“All generalizations are dangerous, even this one.”
In more than two decades as a journalist, I worked closely with a lot of police officers. I’ve seen at close range how hard their job is, and how important it is. I call many of them friends, and I’m honored to have them think of me the same way.
Most of the men and women with badges I’ve come to know have been fantastic. I’ve seen a cop step in front of me at a moment when both our lives were in danger, moving without hesitation to put himself in harm’s way to protect me. I’ve seen a state trooper hit in the chest with a bottle remain calm. I’ve seen officers defuse potential violence without ever touching a weapon. I’ve been on the scene shortly after officers gave their lives in the line of duty, and anyone who knows me knows I think of those officers and many others as heroes.
I also understand that some police officers are absolutely horrible human beings. Others, while perhaps decent or even good people, are simply not cut out for the job. To quote a favorite philosopher, they “don’t have the right temperament for the trade.” Note: video contains adult language, and awesomeness levels which may blow your mind.
This week, the Cobb County (Georgia) Police Department announced plans to fire an officer, Lt. Greg Abbott, for telling a woman “Remember, we only shoot black people.”
Also this week, Salt Lake City police apologized to a nurse who was handcuffed and arrested for doing her job according to hospital policy agreed to by the police. She refused, correctly and courageously to violate the policy and a patient’s rights when Det. Jeff Payne ordered her, without a warrant, to draw blood from an unconscious man who was not under arrest.
Greg Abbott is no longer a police officer. I hope Jeff Payne won’t be for much longer. Neither of them has the “right temperament for the trade.”
It’s absolutely possible, and in fact quite sensible, to think of many police officers as heroes while recognizing that some are anything but. It’s even possible, and again in fact quite sensible, to believe that some officers can serve honorably and well for years, but eventually make a mistake serious enough to force an end to their careers.
I have never met Greg Abbott. I have no idea whether he is a racist. Watching the video of his comments, I believe he was trying to make a joke. I also believe he should never again wear a badge. In 2017, in his profession, that kind of bad judgment is inexcusable. In many jobs, there are things one cannot say in public and remain employed. It certainly applies to me. It probably applies to you. It must apply to Abbott.

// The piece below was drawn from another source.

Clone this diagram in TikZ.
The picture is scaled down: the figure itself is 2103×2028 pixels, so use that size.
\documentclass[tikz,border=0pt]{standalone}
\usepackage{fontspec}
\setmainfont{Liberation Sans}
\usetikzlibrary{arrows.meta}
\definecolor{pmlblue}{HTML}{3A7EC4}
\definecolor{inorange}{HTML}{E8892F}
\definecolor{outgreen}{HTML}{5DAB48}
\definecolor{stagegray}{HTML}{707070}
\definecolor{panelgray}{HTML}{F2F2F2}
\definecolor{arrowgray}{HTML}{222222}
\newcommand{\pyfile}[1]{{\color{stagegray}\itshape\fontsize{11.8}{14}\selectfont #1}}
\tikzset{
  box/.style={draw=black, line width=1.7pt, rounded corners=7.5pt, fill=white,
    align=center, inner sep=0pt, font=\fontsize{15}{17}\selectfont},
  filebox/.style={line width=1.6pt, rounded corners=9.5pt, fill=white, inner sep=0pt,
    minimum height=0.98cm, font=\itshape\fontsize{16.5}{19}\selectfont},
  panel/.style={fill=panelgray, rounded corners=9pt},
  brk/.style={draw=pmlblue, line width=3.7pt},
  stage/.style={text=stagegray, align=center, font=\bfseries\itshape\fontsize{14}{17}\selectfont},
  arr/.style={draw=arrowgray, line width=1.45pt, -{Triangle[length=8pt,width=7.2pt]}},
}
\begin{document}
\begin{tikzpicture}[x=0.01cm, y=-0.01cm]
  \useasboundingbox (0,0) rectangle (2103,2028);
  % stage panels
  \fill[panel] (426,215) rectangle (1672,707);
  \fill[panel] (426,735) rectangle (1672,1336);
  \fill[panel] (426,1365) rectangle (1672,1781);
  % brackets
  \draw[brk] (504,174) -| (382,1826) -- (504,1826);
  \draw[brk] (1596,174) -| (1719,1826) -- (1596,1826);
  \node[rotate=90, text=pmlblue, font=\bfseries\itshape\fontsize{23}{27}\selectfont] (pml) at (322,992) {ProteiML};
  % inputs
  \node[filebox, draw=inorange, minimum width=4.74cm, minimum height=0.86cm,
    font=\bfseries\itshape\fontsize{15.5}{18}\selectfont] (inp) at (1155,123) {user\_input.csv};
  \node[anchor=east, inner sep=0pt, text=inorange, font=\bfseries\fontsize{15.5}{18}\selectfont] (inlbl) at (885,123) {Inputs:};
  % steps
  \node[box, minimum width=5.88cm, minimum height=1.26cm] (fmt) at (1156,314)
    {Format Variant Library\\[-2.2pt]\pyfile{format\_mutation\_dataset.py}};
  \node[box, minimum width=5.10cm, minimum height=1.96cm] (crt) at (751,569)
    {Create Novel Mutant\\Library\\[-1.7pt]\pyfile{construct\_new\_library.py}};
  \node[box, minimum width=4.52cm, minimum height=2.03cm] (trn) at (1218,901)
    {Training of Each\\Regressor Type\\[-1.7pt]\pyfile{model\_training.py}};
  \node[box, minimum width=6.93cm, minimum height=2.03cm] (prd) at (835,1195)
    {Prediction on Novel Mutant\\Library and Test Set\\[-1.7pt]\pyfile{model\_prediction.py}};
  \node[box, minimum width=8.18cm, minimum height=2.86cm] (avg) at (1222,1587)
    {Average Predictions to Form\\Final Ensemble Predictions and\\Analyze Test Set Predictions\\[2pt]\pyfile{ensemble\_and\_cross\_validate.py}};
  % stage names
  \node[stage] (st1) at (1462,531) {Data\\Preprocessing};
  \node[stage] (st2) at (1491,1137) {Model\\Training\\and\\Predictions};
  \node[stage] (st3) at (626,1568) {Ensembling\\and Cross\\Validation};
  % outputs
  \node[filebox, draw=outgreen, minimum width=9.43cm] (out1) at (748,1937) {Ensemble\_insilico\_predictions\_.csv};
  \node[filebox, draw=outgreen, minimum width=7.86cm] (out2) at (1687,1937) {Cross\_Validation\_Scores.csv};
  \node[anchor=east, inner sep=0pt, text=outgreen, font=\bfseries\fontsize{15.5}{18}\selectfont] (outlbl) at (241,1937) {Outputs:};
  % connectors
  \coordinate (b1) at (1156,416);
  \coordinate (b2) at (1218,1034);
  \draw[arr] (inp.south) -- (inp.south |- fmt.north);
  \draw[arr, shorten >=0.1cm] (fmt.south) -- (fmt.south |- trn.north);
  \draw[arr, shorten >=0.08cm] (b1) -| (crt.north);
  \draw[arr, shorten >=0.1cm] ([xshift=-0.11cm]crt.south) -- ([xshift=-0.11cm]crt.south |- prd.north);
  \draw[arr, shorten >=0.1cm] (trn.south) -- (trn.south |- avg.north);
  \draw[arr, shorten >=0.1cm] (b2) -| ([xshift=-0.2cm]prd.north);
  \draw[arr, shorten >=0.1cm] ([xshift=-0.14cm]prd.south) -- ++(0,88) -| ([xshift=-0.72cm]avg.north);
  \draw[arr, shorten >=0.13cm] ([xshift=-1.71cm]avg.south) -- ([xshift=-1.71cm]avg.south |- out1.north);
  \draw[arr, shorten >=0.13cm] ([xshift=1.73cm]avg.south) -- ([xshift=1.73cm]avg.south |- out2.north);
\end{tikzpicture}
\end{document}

What Abbott did was stupid. Payne’s actions were even more so, and utterly inexcusable. It was his job to know the department policy on acquiring blood samples. It was his job to understand the Constitution. It was also his job to keep his temper, use good judgment, and understand that handcuffing a nurse and handling her in a way which to most rational people seems to be nothing short of assault was a very bad idea. If, as Payne says, his supervisor told him to arrest the nurse, his supervisor should also be fired. It still does not excuse Payne.

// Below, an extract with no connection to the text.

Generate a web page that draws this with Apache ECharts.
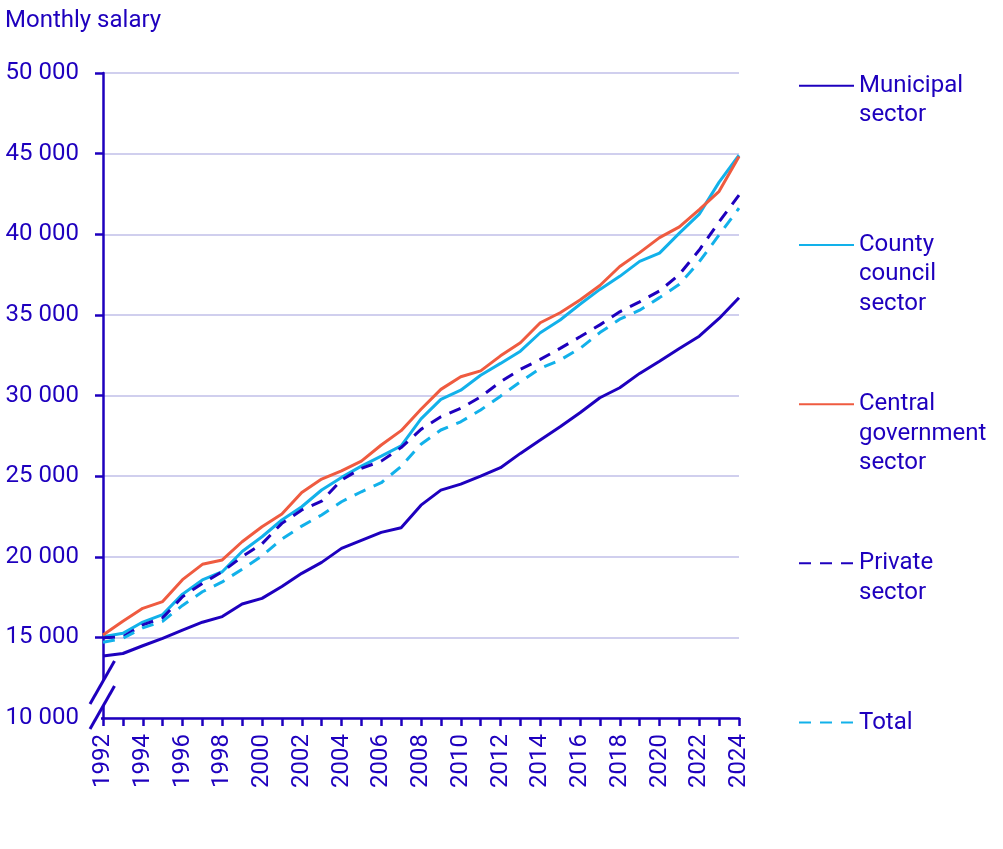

Firing may sound like a harsh punishment, but it is absolutely justified. Police officers are trusted with the lives of those they are sword to protect and serve. They should be paid more, and respected more, but that is a separate discussion. Abbott said something which made every single police officer look bad. Racism among police is a problem, one which has cost lives. It’s not a topic for jokes, ever.

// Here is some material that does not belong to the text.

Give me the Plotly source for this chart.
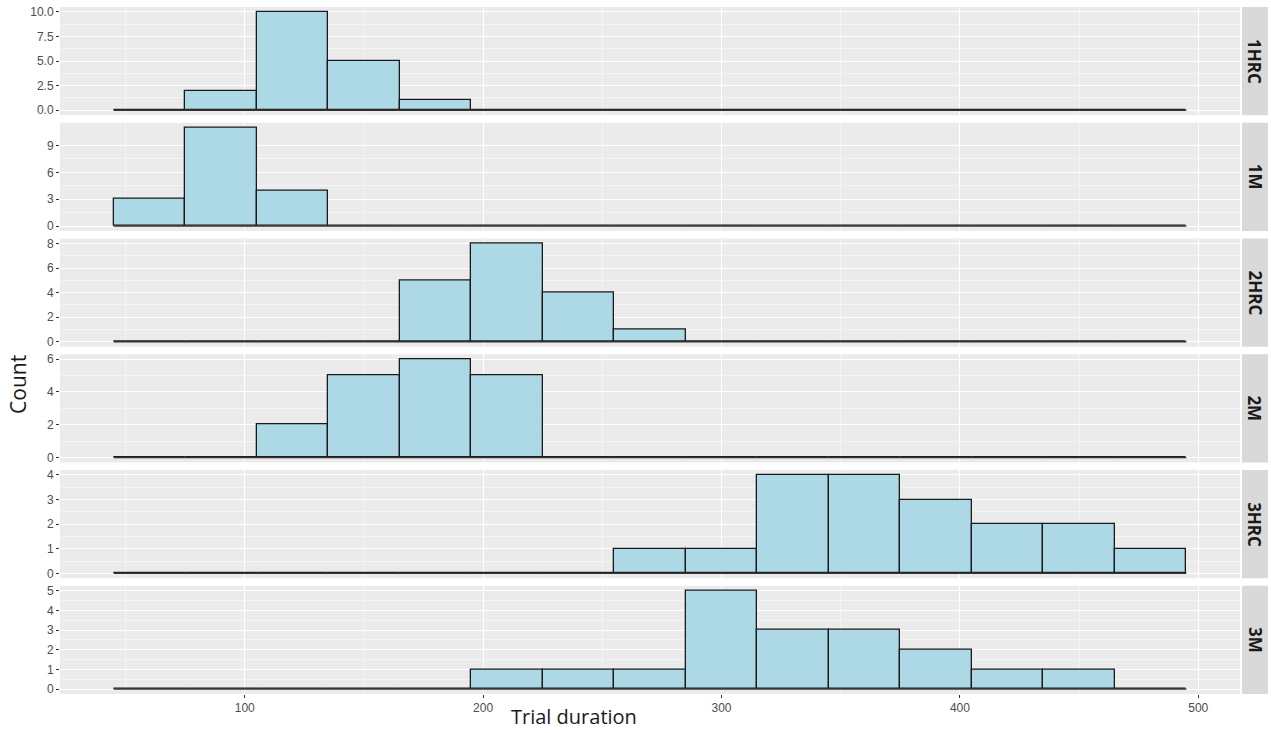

Payne used excessive force. He also, from all indications, lost his temper. Even if he had been correct in arresting the nurse (he wasn’t), it could have been done without assaulting her. On camera, she asks why Payne was so angry. Anger is a normal, human reaction, but it is one every police officer absolutely must learn to control and suppress. The moment a police officer acts out of anger, he or she puts lives at risk.
We’ve seen incidents like this locally too. Sean Groubert and Ben Fields should not be police officers ever again. They may be wonderful men, as may Greg Abbott and Jeff Payne.
I don’t have the temperament, nor the courage, to do what police officers do. I love them and respect them for what they do. That love and respect makes it all the more important to me that we weed out those who don’t belong in the profession, so that those who do can have the honor they deserve.